▶ TASK
Select and reproduce each line of the listing below that bears the string "this".

::::

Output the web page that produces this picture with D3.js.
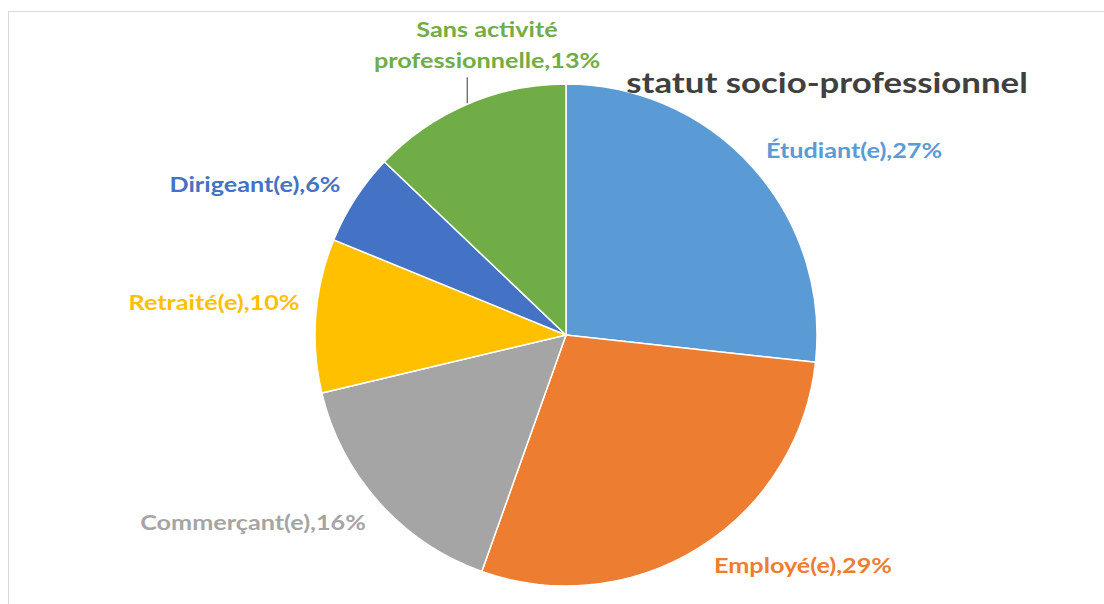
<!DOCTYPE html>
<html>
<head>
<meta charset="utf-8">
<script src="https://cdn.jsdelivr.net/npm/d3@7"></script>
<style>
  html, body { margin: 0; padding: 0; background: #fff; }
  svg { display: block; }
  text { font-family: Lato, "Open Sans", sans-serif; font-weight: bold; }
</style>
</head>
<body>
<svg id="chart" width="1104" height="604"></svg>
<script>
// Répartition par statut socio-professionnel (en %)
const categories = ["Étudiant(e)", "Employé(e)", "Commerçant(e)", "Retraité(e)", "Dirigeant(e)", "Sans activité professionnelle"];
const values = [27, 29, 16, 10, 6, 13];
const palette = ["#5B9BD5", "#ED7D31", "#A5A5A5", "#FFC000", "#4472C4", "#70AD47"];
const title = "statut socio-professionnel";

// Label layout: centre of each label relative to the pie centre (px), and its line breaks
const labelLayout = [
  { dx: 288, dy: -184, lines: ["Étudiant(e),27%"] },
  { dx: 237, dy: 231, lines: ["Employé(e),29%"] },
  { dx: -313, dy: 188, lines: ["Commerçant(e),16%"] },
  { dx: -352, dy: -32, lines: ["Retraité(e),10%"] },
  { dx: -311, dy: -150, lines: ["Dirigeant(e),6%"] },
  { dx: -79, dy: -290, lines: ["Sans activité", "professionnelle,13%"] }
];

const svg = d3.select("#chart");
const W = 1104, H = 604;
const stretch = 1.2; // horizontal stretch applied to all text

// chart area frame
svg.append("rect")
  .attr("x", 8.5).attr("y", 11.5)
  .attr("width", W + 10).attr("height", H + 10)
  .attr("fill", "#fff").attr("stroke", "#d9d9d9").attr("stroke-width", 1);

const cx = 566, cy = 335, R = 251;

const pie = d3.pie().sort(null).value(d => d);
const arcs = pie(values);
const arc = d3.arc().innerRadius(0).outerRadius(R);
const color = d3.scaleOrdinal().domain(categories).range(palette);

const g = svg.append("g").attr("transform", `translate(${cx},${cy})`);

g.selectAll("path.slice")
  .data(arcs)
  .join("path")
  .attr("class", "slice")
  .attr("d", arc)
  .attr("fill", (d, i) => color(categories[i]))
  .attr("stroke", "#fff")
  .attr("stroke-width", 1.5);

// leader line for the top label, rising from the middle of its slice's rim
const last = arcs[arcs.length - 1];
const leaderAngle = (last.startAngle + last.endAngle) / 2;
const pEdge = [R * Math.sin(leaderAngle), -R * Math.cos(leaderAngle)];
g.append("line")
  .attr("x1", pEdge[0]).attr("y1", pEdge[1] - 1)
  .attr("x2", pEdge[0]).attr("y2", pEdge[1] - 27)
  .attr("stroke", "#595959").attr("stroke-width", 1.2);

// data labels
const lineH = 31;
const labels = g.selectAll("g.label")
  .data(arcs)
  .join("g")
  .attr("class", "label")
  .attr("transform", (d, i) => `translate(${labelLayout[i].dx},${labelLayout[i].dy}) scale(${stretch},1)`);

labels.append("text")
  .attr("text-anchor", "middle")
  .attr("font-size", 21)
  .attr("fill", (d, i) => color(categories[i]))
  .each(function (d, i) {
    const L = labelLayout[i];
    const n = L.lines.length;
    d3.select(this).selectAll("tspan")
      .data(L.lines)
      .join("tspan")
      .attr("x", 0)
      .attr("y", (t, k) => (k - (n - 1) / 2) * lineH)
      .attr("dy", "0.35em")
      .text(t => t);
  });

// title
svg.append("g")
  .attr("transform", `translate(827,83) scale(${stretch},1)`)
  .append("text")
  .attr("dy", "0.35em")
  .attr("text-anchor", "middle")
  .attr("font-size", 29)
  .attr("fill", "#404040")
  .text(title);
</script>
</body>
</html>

::::

▶ SOLUTION
Output the web page that produces this picture with D3.js.
    d3.select(this).selectAll("tspan")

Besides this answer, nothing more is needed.